Written by Christian Segerstrom
Me and Him Call It Us’ 2006 classic album “Loss” was a significant improvement from their earlier work, in terms of both song writing and production, leaving a lasting impression on the underground scene. Heavily influenced by Daughters and Reversal of Man, the band seamlessly blended screamo and techgrind with ambient interludes and samples throughout, along with absolutely bone crushing breakdowns.

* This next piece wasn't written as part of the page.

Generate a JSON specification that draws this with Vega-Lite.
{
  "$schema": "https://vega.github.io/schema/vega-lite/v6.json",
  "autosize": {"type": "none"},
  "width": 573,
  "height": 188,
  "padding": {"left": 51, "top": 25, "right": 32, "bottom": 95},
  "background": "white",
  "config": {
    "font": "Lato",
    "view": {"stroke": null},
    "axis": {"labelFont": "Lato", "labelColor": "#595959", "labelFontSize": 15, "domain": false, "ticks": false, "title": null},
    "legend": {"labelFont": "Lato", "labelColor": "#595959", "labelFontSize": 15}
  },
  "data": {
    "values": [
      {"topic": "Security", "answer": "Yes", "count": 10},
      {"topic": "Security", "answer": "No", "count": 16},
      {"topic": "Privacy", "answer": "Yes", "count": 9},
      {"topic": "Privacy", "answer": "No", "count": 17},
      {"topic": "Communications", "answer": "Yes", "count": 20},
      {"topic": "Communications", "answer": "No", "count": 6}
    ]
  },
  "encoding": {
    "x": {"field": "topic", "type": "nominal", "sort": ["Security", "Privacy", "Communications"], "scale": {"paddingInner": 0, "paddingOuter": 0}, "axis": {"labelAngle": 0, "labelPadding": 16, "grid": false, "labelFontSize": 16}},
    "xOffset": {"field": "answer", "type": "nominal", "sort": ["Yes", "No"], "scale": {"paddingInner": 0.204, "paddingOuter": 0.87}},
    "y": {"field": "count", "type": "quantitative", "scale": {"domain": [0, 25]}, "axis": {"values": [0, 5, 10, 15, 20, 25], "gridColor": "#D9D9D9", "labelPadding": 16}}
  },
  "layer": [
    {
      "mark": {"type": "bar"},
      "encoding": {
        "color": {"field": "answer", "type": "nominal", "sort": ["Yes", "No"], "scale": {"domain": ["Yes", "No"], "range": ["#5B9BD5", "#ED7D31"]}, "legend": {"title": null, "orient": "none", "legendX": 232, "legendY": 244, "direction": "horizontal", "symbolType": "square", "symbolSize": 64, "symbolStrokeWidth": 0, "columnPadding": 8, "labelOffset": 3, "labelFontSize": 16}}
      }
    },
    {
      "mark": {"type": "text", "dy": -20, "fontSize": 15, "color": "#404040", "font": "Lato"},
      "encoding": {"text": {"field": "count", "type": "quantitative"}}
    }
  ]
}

“Loss” is arguably one of the most important albums in the underground techgrind / mathcore catalog, and it’s legacy is as readily apparent and recognizable as the album’s iconic cover. Along with other important mid-2000’s releases from their contemporaries in The Great Redneck Hope, Tower of Rome, and The Sawtooth Grin, “Loss” paved the way for newer bands like Hayworth, An Isle Ate Her, Oblivionized, and more recently bands like SeeYouSpaceCowboy, Retail Monkey, Gif From God, and Second Grade Knife Fight, and embodied a complex sound that successfully blended what used to be several different and entirely disparate genres.
Me and Him Call It Us‘ sound could be described a number of ways, but at it’s very heart is, of course, punk. Hardcore punk, with heavy screamo/violence influence, however the band also employs a number of dynamics that range between calming and ambient interludes, to short and grinding passages, to obnoxiously heavy breakdowns coupled with whammy pedal (see “Innocent Bystanders Watched in Horror…”), the latter of these being the most memorable trait. Essentially, MAHCIU made it cool to play heavy breakdowns over frantic, high pitched vocals whilst still retaining the more emotive and sometimes ambient aspects that are more closely associated with other, less extreme sub genres like emo and screamo.
As of late members of the band have been involved in darker, more brutal projects, such as the now defunct Dead In the Dirt and a newer manifestation, Infernal Coil, which was featured on Mathcore Index’s 2nd compilation. The importance and quality of the aforementioned projects cannot be understated, but the lasting influence of “Loss” endures.